As a partner school, Buckley receives fully-funded participation in all aspects of Facing History’s pedagogical endeavors. Teachers enjoy free attendance at workshops and seminars, professional development from an expert program liaison, a full library of publications and curricula, and individualized support in establishing new programs.

One of the most exciting ventures in the Facing History partnership lies in Buckley’s new advisory program. The relationship between the advisor, student, and parent has long been a foundation of Buckley’s Upper School experience. Now, a rich, layered program called “Community Matters” is being piloted to deepen that connection and to nurture student voice.

The purpose of advisory is to make children feel valued and empowered by validating their individual identities. Buckley’s advisors provide an interpersonal connection and a mutual trust to help each child feel confident and successful. The new advisory program fosters inclusive classrooms and school culture through student engagement, achievement, and agency. The emphasis is on social and emotional learning, through a focus on identity, belonging, and participation.

Admissions Director Colleen Fortuna initiated the relationship between Buckley and Facing History by applying for a grant in the spring of 2018 for teacher scholarships to attend summer workshops.

That July and August, Head of Upper School Mercer Hall and Literacy Specialist Laura Uhr participated in “Teaching To Kill A Mockingbird,” a multi-day session about the legacy of race and literary “classics.”

Library Director and history teacher Patricia Russac and English teacher Natasha Chadha engaged in a weeklong workshop about “Immigration In A Changing World: Identity, Citizenship And Belonging.” During this most recent summer, English Teacher Maria Newman attended a seminar on “Democracy At Risk: Holocaust And Human Behavior.”

These professional development opportunities have proven extremely valuable. The resource materials combine a Language Arts and social studies approach by incorporating personal memoirs and primary sources into classroom study. Buckley’s educators have a wealth of videos, texts, and frameworks from which to draw in connecting individual student identity to literature, history, and current events.

Leo led a faculty workshop last year about student-centered classrooms in helping to usher in the new block schedule for the Upper School. On Monday, September 23, 2019, Leo returned for an Upper School faculty meeting to help implement the new advisory program. She is also going to be involved in assisting with mentoring for Buckley’s inaugural capstone project.
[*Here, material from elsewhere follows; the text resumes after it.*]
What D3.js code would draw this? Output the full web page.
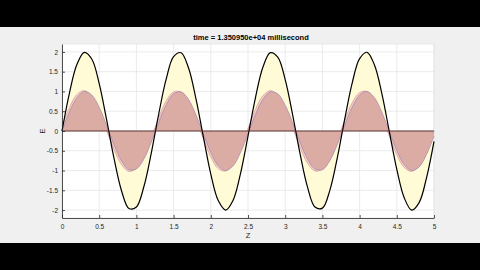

As part of the partnership, several Buckley teachers and students attended the fall Summit On School Culture in October in Manhattan. The school will also join the Winter Gathering of best practices, and it is looking ahead to the biannual Network Conference and Study Tour about “Working For Justice, Equity and Civic Agency In Our Schools,” in Montgomery, Alabama.

Finally, Leo will be returning to Buckley in April when the school hosts a professional development session for the New York State Association of Independent Schools all about Facing History’s “Community Matters” program.